Rabu, 24 Maret 2010

summary of Desuggestopedia

Summary of Desuggestopedia


INTRODUCTION
Suggestopedia is now called Desuggestopedia to reflect the importance placed on desuggesting limitations on learning (Lozanov and Miller, personal communication). The originators of this method, Georgi Lozanov, believes as does Silent Way’s Caleb Gattegno, that language learning can occur at a a much faster rate than ordinarily transpires. Desuggestopedia, the application of the study of suggestion to pedagogy, has been developed to help students eliminate the feeling that they cannot be successful or the negative association they may have toward studying and, thus, to help them overcome the barriers to learning.

REVIEWING THE PRINCIPLES

1. What are the goals of teachers who use Desuggestopedia?
Teachers hope to accelerate the process by which students learn to use a foreign language for everyday communication. In order to do this, more of the students’ mental powers must be tapped.
2. What is the role of the teacher? What is the role of the students?
The teacher is an authority in the classroom. In order for the method to be successful, the students must trust and respect her. Once the students trust the teacher, they can feel more secure. If they feel secure, they can be more spontaneous and less inhibited.
3. What are some characteristic of the teaching/learning process?
A Desuggestopedia course is conducted in a classroom which is bright and cheerful. Students select target language names and choose new occupations. The texts student work from handouts containing lengthy dialogs (as many as 800 words) in the target language. The teacher presents the dialog during two concerts which comprise the first major phase (the receptive phase).
4. What is the nature of student-teacher interaction? What is the nature of student-student interaction?
The teacher initiates interactions with the whole group of students and with individuals’ right from the beginning of a language course.
5. How are the feelings of the students dealt with?
It is considered important in this method that the psychological barriers that students bring with then be desuggested.
6. How is the language viewed? How is culture viewed?
Language is the first of two planes in the two-plane process of communication. In the second plane are the factors which influence the linguistic message. The culture which students learn concerns the everyday life of people who speak the language.
7. What areas of language emphasized? What language skills are emphasized?
Vocabulary is emphasized. Grammar is dealt with explicitly but minimally. Speaking communicatively is emphasized. Students also read in the target language and write.
8. What is the role of the students’ native language?
Native-language translation is used to make the meaning of the dialog clear. As the course proceeds, the teacher uses the native language less and less.
9. How is evaluation accomplished?
Evaluation usually is conducted on the students’ normal in-class performance and not through formal tests.
10. How does the teacher respond to student errors?
Errors are corrected gently, with the teacher using a soft voice.

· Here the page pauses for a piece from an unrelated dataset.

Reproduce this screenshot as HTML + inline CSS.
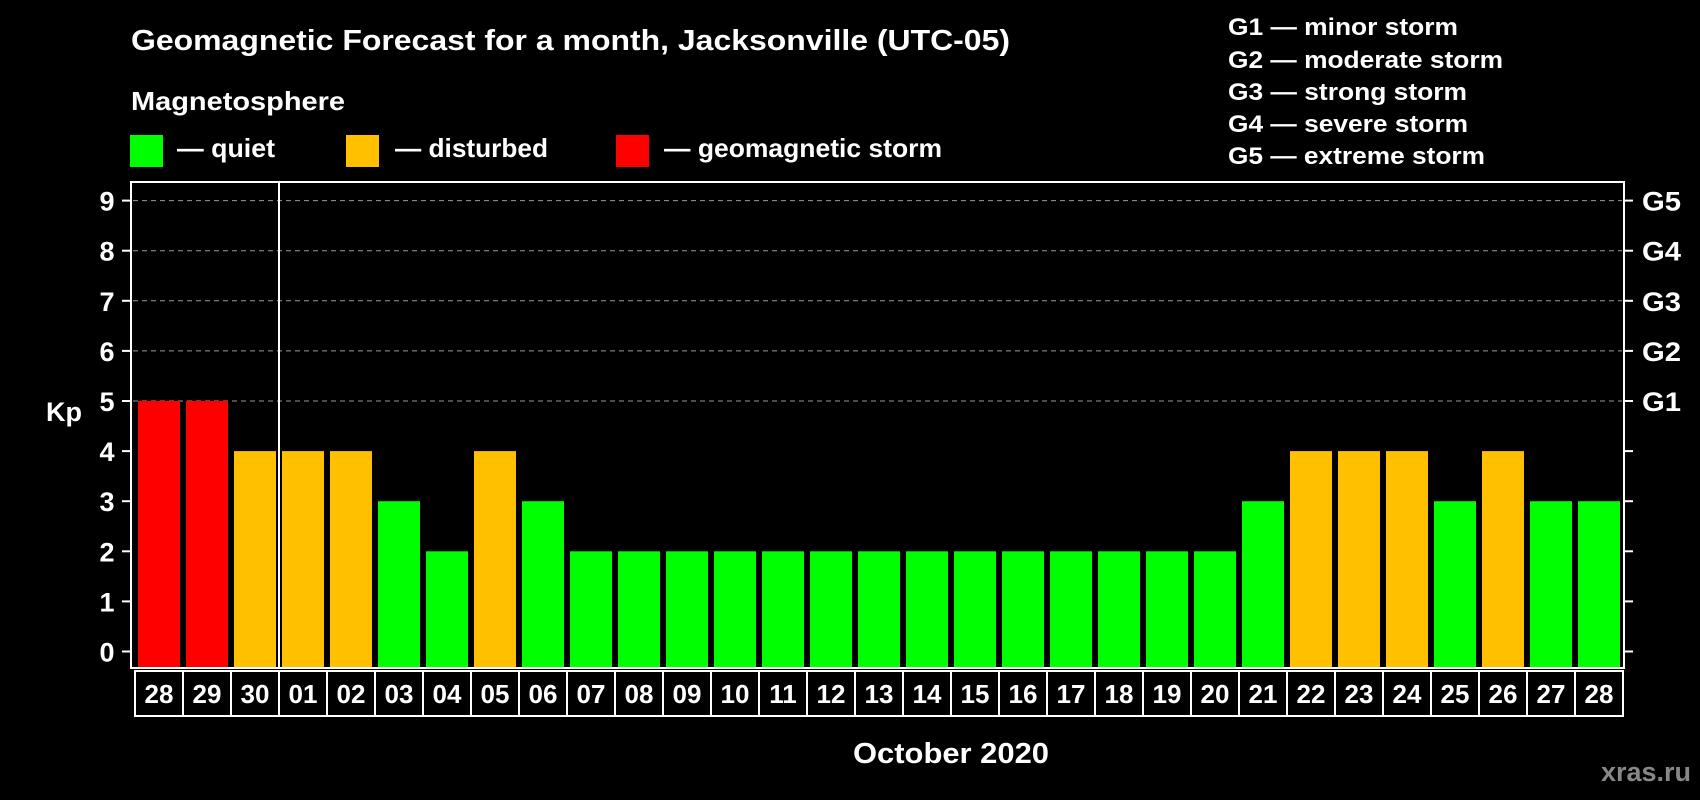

REVIEWING THE TECHNIQUES AND THE CLASSROOM SET-UP
Classroom set-up
The challenge for the teacher is to create a classroom environment which is bright and cheerful. These conditions are not always possible. However, the teacher should try to provide as positive an environment as possible.
Peripheral learning
This technique is based upon the idea that we perceive much more in our environment than that to which we consciously attend. It is claimed that, by putting posters containing grammatical information about the target language on the classroom walls, students will absorb the necessary facts effortlessly.
Positive suggestion
It is the teacher’s responsibility to orchestrate the suggestive factors in a learning situation, thereby helping students break down the barriers to learning that they bring with them.
Choose a new identity
The students choose a target language name and a new occupation. The students have an opportunity to develop a whole biography about their fictional selves.
Role play
Students are asked to pretend temporarily that they are someone else and to perform in the target language as if they were that person.
First concert (active concert)
The two concerts are components of the receptive phase of the lesson. The students have copies of the dialog in the target language and their native language and refer to it as the teacher reading. Music is played. After a few minutes, the teacher begins a slow, dramatic reading, synchronized in intonation with the music.
Second concert (passive concert)
In the second phase, the students are asked to put their script aside. They simply listen as the teacher reads the dialog at a normal rate of speed. At the conclusion if this concert, the class ends for the day.
Primary activation
The students playfully reread the target language dialog out loud, as individuals or in groups. In the lesson we observed, three groups of students read parts of the dialog in a particular manner: the first group, sadly; the next, angrily; the last, cheerful.
Creative adaptation
The students engage in various activities designed to help them learn the new material and use it spontaneously. The important thing is that the activities are varied and do not allow the students to focus on the form of the linguistic message, just the communicative intent.